Даже Беньямин, предвосхищая в своей ранней статье со ссылкой на миф всеобщей забастовки у Сореля концепцию незапятнанной суверенной власти у Батая, на первый взгляд, сохраняет референтное понятие безнасильственной интерсубъективности соглашения. Судьбоносное насилие революционных, правоустанавливающих актов, которые по существу являются анархическими и, тем не менее, составляют основание всех институтов свободы (в них эти основания и присутствуют, и охраняются), вдохновляет Беньямина на проект политики «чистых средств». Оно только на волосок дистанцировано от всего того, что представляет фашистское насилие. Но насилие, являющееся самоцелью, не опосредующее справедливость инструментально, насилие, декларирующее себя и осуществляющее, всегда, по мнению Беньямина, относится к сфере безнасильственного единения. Этой сферой соглашения между людьми, которое «совершенно недоступно» насилию, остается для Беньямина «язык — собственно сфера соглашения» [18]. Благодаря этой идее Беньямин в своем деле спасительной критики хочет показать безнасильственный характер «чистых средств» на примере всеобщей пролетарской забастовки.

Без такого ориентира, трансцендентного по отношению к насилию, Батаю трудно показать достоверность различия, от которого для него, однако, зависит все, — различия между социалистической революцией и фашистским захватом власти, представляющимися весьма схожими явлениями. То, что Беньямин утверждает о сюрреализме в целом — что цель сюрреализма — «привлечь силы опьянения на сторону революции» [19], — грезится и Батаю: это мечта об эстетизированной, поэтической, очищенной от всех нравственных элементов политики. Именно этим и привлекает его фашизм: «Примера фашизма, который сегодня ставит под вопрос даже существование рабочего движения, достаточно, чтобы показать, чего можно ожидать от удачно спланированного и обставленного использования обновленных аффективных сил» [20]. Встает вопрос, в чем же, в конце концов, различие между разрушительно-спонтанным проявлением этих сил и их оформленной фашистской направленностью. Во всяком случае, этот

232

вопрос вызывает тревогу, если вместе с Батаем исходить из того, что различие должно проявляться уже в формах политики — а не только в ее результатах и следствиях. В своей работе, написанной в 1933 г., Батай пытается в самом мире гетерогенного провести границу между высшими и низшими элементами. Эта попытка оказывается настолько неудачной, что в конечном счете Батай довольствуется тем, что предлагает придать другие функции фашистской политике, против которой ведется борьба. Он рекомендует разработать гетерологическую науку, «которая позволит предвидеть аффективные социальные реакции, внезапно распространяющиеся по всей надстройке — возможно даже, до определенной степени, свободно оперировать ими... Систематическое знание социальных движений притяжения и отталкивания (т.е. продуцируемой гетерогенным амбивалентности чувств. — Ю.Х.) оказывается удобным оружием в тот момент, когда противостоят уже не столько фашизм и коммунизм, сколько гораздо более императивные формы субверсии» [21].

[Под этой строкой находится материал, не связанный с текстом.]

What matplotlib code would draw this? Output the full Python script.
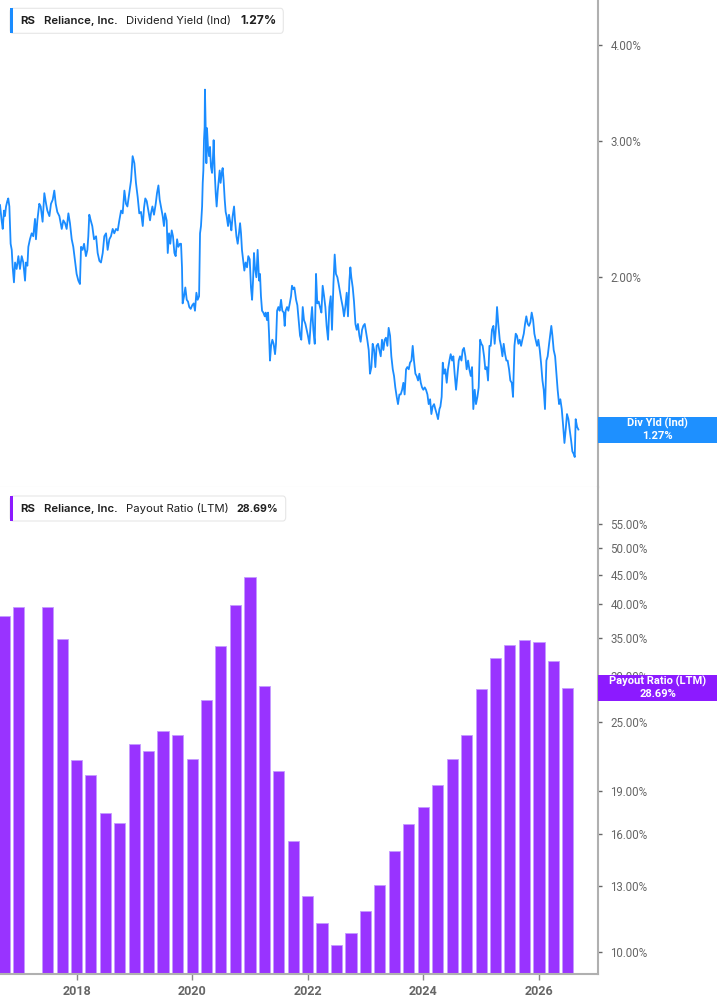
import numpy as np
import pandas as pd
import matplotlib
matplotlib.use('Agg')
import matplotlib.pyplot as plt
from matplotlib.patches import FancyBboxPatch, Rectangle
import matplotlib.ticker as mticker

# ---------------- data ----------------
# Dividend yield (Ind): observation day (days since 2016-01-01) and yield in hundredths of a percent
yield_obs_day = [246,256,263,271,277,284,292,298,305,313,320,326,334,341,351,362,372,383,393,404,410,419,425,435,446,456,467,473,482,494,503,515,526,537,545,558,568,579,589,598,608,621,636,646,657,667,678,688,699,709,720,730,741,751,758,768,777,789,798,804,810,819,829,840,853,863,874,884,895,905,916,926,937,947,958,968,979,990,1000,1011,1021,1032,1042,1051,1063,1074,1084,1095,1105,1116,1126,1137,1148,1156,1164,1173,1183,1194,1200,1209,
    1219,1230,1238,1247,1255,1263,1274,1282,1289,1299,1306,1314,1322,1331,1339,1348,1356,1365,1373,1383,1390,1396,1400,1409,1417,1426,1434,1442,1451,1461,1470,1478,1487,1495,1504,1510,1516,1523,1527,1531,1535,1539,1541,1546,1550,1554,1560,1567,1573,1579,1586,1592,1596,1603,1609,1615,1622,1628,1634,1640,1647,1653,1659,1666,1672,1678,1687,1693,1702,1708,1716,1725,1731,1740,1748,1756,1763,1769,1775,1782,1790,1798,1807,1815,1824,1832,1839,1845,1851,1857,1866,1874,1883,1889,1895,1902,1910,1919,1925,1933,1940,1946,1952,1959,1967,1975,1984,1990,1997,2005,2013,2022,2030,2039,2045,2051,2060,2068,2077,2085,2091,2100,2106,2108,2117,2125,2133,2142,2150,2159,2167,2176,2184,2192,2201,2209,2218,2226,2235,2243,2251,2260,2268,2277,2285,2294,2302,2310,2319,2327,2336,2344,2353,2361,2369,2378,2386,2395,2403,2412,2420,2428,2437,2445,2454,2460,2466,2475,2483,2492,2500,2508,2517,2525,2534,2542,2551,2559,2567,2576,2584,2593,2601,2610,2618,2626,2635,2643,2652,2660,2669,2677,2685,2694,2702,2711,2719,2728,2736,2744,2753,2761,2770,2778,2787,2795,2803,2812,2820,2829,2837,2846,2854,2862,2871,2879,2888,2896,2905,2913,2921,2930,2938,2947,2955,
    2964,2972,2980,2989,2997,3006,3014,3023,3029,3037,3044,3052,3060,3069,3077,3086,3094,3103,3111,3119,3128,3136,3145,3153,3162,3170,3178,3187,3195,3204,3212,3221,3229,3237,3246,3254,3263,3271,3280,3288,3296,3305,3313,3322,3330,3339,3347,3355,3364,3372,3381,3387,3395,3404,3412,3421,3429,3438,3446,3454,3463,3471,3480,3488,3497,3505,3513,3522,3530,3539,3547,3556,3564,3572,3581,3589,3598,3606,3615,3623,3631,3640,3648,3657,3665,3674,3682,3690,3699,3707,3716,3724,3730,3737,3745,3754,3762,3770,3779,3787,3796,3804,3813,3821,3829,3838,3846,3855,3863,3872,3878,3884,3893,3901]
yield_x100 = [248,237,231,244,240,247,251,253,247,221,217,206,197,209,205,213,205,213,209,198,209,207,219,224,228,226,238,224,237,249,247,236,257,249,244,240,249,252,259,249,243,240,231,237,235,231,242,235,224,219,210,202,198,196,219,217,221,213,217,226,241,237,233,224,226,215,210,209,215,226,228,217,224,226,231,228,231,230,237,244,242,259,249,247,257,267,287,281,265,254,242,243,233,246,253,251,244,237,242,247,241,249,257,263,252,247,240,233,242,237,215,228,221,230,226,215,213,224,219,221,221,206,185,189,194,187,186,183,182,184,185,181,191,187,189,228,233,247,265,275,301,313,350,307,281,312,295,287,295,278,273,287,301,273,257,247,259,267,275,265,273,277,267,252,243,240,233,241,235,230,240,247,237,226,221,228,235,228,217,211,204,209,206,213,211,194,187,198,215,206,200,217,198,202,189,181,180,178,180,176,180,169,156,163,166,164,159,164,181,183,181,187,181,180,173,181,183,181,185,189,195,193,194,193,187,184,176,168,166,183,176,174,171,168,164,174,183,171,164,202,185,186,183,180,195,189,183,173,166,183,189,171,196,214,202,200,196,191,187,183,178,183,191,178,198,206,200,194,186,174,171,174,168,165,171,173,174,170,166,161,
    150,153,164,161,153,163,164,161,158,166,161,166,167,163,172,168,158,152,149,144,140,137,141,141,143,146,141,152,153,152,155,156,163,156,150,149,147,150,146,144,143,144,143,141,137,139,133,136,137,135,133,131,135,136,140,155,150,152,146,152,156,159,156,158,150,143,149,156,158,156,161,162,158,152,156,152,149,153,135,143,137,140,144,166,164,163,158,152,153,147,163,163,171,173,164,173,183,174,166,163,158,164,159,156,156,152,147,146,140,163,169,168,164,166,163,166,169,174,178,174,173,175,180,176,169,166,163,166,161,155,147,143,135,156,158,164,169,173,168,161,158,150,143,137,139,135,129,122,127,133,131,127,123,119,118,117,131,128,127]

# Payout ratio (LTM), quarterly, percent (2017 Q1 has no bar)
payout_quarters = pd.date_range('2016-09-30', '2026-06-30', freq='QE')
payout_pct = [38.23, 39.53, np.nan, 39.53, 34.79, 21.51, 20.24, 17.40, 16.72, 22.93, 22.24, 24.15, 23.74, 21.58,
              27.29, 33.88, 39.90, 44.56, 28.88, 20.61, 15.56, 12.51, 11.22, 10.29, 10.79, 11.79, 13.04, 14.97,
              16.68, 17.82, 19.45, 21.60, 23.74, 28.55, 32.31, 34.01, 34.70, 34.46, 31.88, 28.69]

yield_ticks = [2, 3, 4]
payout_ticks = [10, 13, 16, 19, 25, 30, 35, 40, 45, 50, 55]
year_ticks = [2018, 2020, 2022, 2024, 2026]
last_yield = 1.27
last_payout = 28.69

# ---------------- figure ----------------
n = min(len(yield_obs_day), len(yield_x100))
epoch = pd.Timestamp('2016-01-01')
yield_dates = epoch + pd.to_timedelta(np.array(yield_obs_day[:n]), 'D')
yield_pct = np.array(yield_x100[:n]) / 100.0

W, H = 717, 1005
fig = plt.figure(figsize=(W/100, H/100), dpi=100)
ax1 = fig.add_axes([0, 1-487/H, 598/W, 487/H])
ax2 = fig.add_axes([0, 1-974/H, 598/W, 487/H])

def yr2date(y):
    return epoch + pd.Timedelta(days=(y-2016)*365.25)
xmin, xmax = yr2date(2016.673), yr2date(2027.02)

ax1.plot(yield_dates, yield_pct, color='#1a8cff', lw=1.3)
ax1.set_yscale('log'); ax1.set_ylim(1.070, 4.572)
ax2.bar(payout_quarters, payout_pct, width=70, color='#9933ff', edgecolor='#c59bff', linewidth=0.6)
ax2.set_yscale('log'); ax2.set_ylim(9.16, 63.8)
for ax in (ax1, ax2):
    ax.set_xlim(xmin, xmax)
    ax.yaxis.tick_right()
    ax.yaxis.set_minor_locator(mticker.NullLocator())
    ax.spines['top'].set_visible(False); ax.spines['left'].set_visible(False)
    ax.spines['right'].set_color('#b0b0b0'); ax.spines['right'].set_linewidth(1.5)
    ax.tick_params(axis='y', which='major', length=3, width=1, color='#666666', labelcolor='#666666', labelsize=8.3, pad=6)
ax1.spines['bottom'].set_color('#dddddd')
ax2.spines['bottom'].set_color('#b0b0b0'); ax2.spines['bottom'].set_linewidth(1.5)
ax1.set_xticks([])
ax1.set_yticks(yield_ticks); ax1.set_yticklabels([f'{v:.2f}%' for v in yield_ticks], family='Roboto')
ax2.set_yticks(payout_ticks); ax2.set_yticklabels([f'{v:.2f}%' for v in payout_ticks], family='Roboto')
ax2.set_xticks([pd.Timestamp(f'{y}-01-01') for y in year_ticks])
ax2.set_xticklabels([str(y) for y in year_ticks], family='Roboto', fontweight='bold')
ax2.tick_params(axis='x', length=4, width=1, color='#888888', labelcolor='#666666', labelsize=9, pad=4)

renderer = fig.canvas.get_renderer()

def P(x, y):
    return x/W, 1-y/H

def legend_box(y0, y1, x1, color, parts):
    fig.patches.append(FancyBboxPatch(P(10, y1), (x1-10)/W, (y1-y0)/H, boxstyle='round,pad=0,rounding_size=0.004',
                                      transform=fig.transFigure, facecolor='white', edgecolor='#e6e6e6', lw=0.8, zorder=5))
    fig.patches.append(Rectangle(P(10, y1), 3/W, (y1-y0)/H, transform=fig.transFigure, facecolor=color, edgecolor='none', zorder=6))
    yc = (y0+y1)/2
    for x0, x1t, s, w in parts:
        t = fig.text(x0/W, 1-yc/H, s, fontsize=9, fontweight=w, color='#1f1f1f', va='center', ha='left',
                     family=['Inter', 'DejaVu Sans'], zorder=7)
        bb = t.get_window_extent(renderer=renderer)
        t.set_fontsize(9*(x1t-x0)/bb.width)

legend_box(8.3, 33.3, 283.3, '#1a8cff', [(20, 35, 'RS', 'bold'), (44.3, 118.3, 'Reliance, Inc.', 'semibold'),
                                          (126, 231, 'Dividend Yield (Ind)', 'normal'), (240.7, 276.7, f'{last_yield:.2f}%', 'bold')])
legend_box(496, 521, 285.7, '#8c1aff', [(20, 35, 'RS', 'bold'), (44.3, 118.3, 'Reliance, Inc.', 'semibold'),
                                         (126, 229.3, 'Payout Ratio (LTM)', 'normal'), (236.7, 278.3, f'{last_payout:.2f}%', 'bold')])

def value_box(ax, v, color, l1, l2):
    yd = ax.transData.transform((0, v))[1]
    h = 26
    fig.patches.append(Rectangle((598/W, (yd-h/2)/H), 119/W, h/H, transform=fig.transFigure, facecolor=color, edgecolor='none', zorder=8))
    fig.text(657.5/W, (yd+5.7)/H, l1, fontsize=8.0, fontweight='bold', color='white', ha='center', va='center', family=['Roboto', 'DejaVu Sans'], zorder=9)
    fig.text(657.5/W, (yd-6.5)/H, l2, fontsize=8.0, fontweight='bold', color='white', ha='center', va='center', family=['Roboto', 'DejaVu Sans'], zorder=9)

value_box(ax1, last_yield, '#1e90ff', 'Div Yld (Ind)', f'{last_yield:.2f}%')
value_box(ax2, last_payout, '#8c1aff', 'Payout Ratio (LTM)', f'{last_payout:.2f}%')

fig.savefig('out.png', dpi=100)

В следующие три десятилетия Батай заложил основания постулированной им науки. В заключение я рассмотрю прощание с модерном в русле философии истории, чтобы затем перейти к универсальной экономике, от которой Батай ожидал ответа на оставшийся открытым вопрос, как представить себе переход от овеществления к суверенитету.

3
Уже к началу 1933 г. Батай опубликовал статью о понятии расточительности [22], в которой угадываются очертания философии истории, построенной по манихейским принципам. Коммунист Батай мыслил категориями философии практики, как она разработана в марксистской теории. Труд, общественное производство — это специфическая для [человеческого] рода форма воспроизводства. Далее Батай описывает классовый антагонизм модерна — вполне в духе философско-экономических рукописей молодого Маркса: «Цель рабочих — производить, чтобы жить, но цель предпринимателя — производить, чтобы предать трудящихся производителей отвратительному унижению» [23]. Однако Батай сразу же опровергает вывод, который кажется очевидным, — «жизнь», ради которой идет производство, присуща самому труду как разумный Telos. Цель производства, которую имеет в виду Батай, гораздо масштабнее, она мощно преодолевает границы круговорота продуктивного расходования рабочей силы и поглощающего присвоения тех потребительных стоимостей, в которых материально воплощен сам трудовой процесс. Батай задает экспрессионистской модели человече-

233

ской деятельности, из которой он исходит, направление, отрицающее в качестве ее основания философию практики. В самом потреблении он видит глубокий разлад между непосредственно необходимым для жизни воспроизводством рабочей силы и потреблением роскоши, которое расточительно изымает продукты труда из сферы необходимого для жизни и, следовательно, из сферы диктата процесса обмена веществ. Только такая непродуктивная форма расходования, которая с точки зрения производства, экономики и с хозяйственной точки зрения отдельного товаровладельца представляет собой потерю, может сделать возможной институционализацию суверенитета человека, может подтвердить этот суверенитет — подлинное существование человека.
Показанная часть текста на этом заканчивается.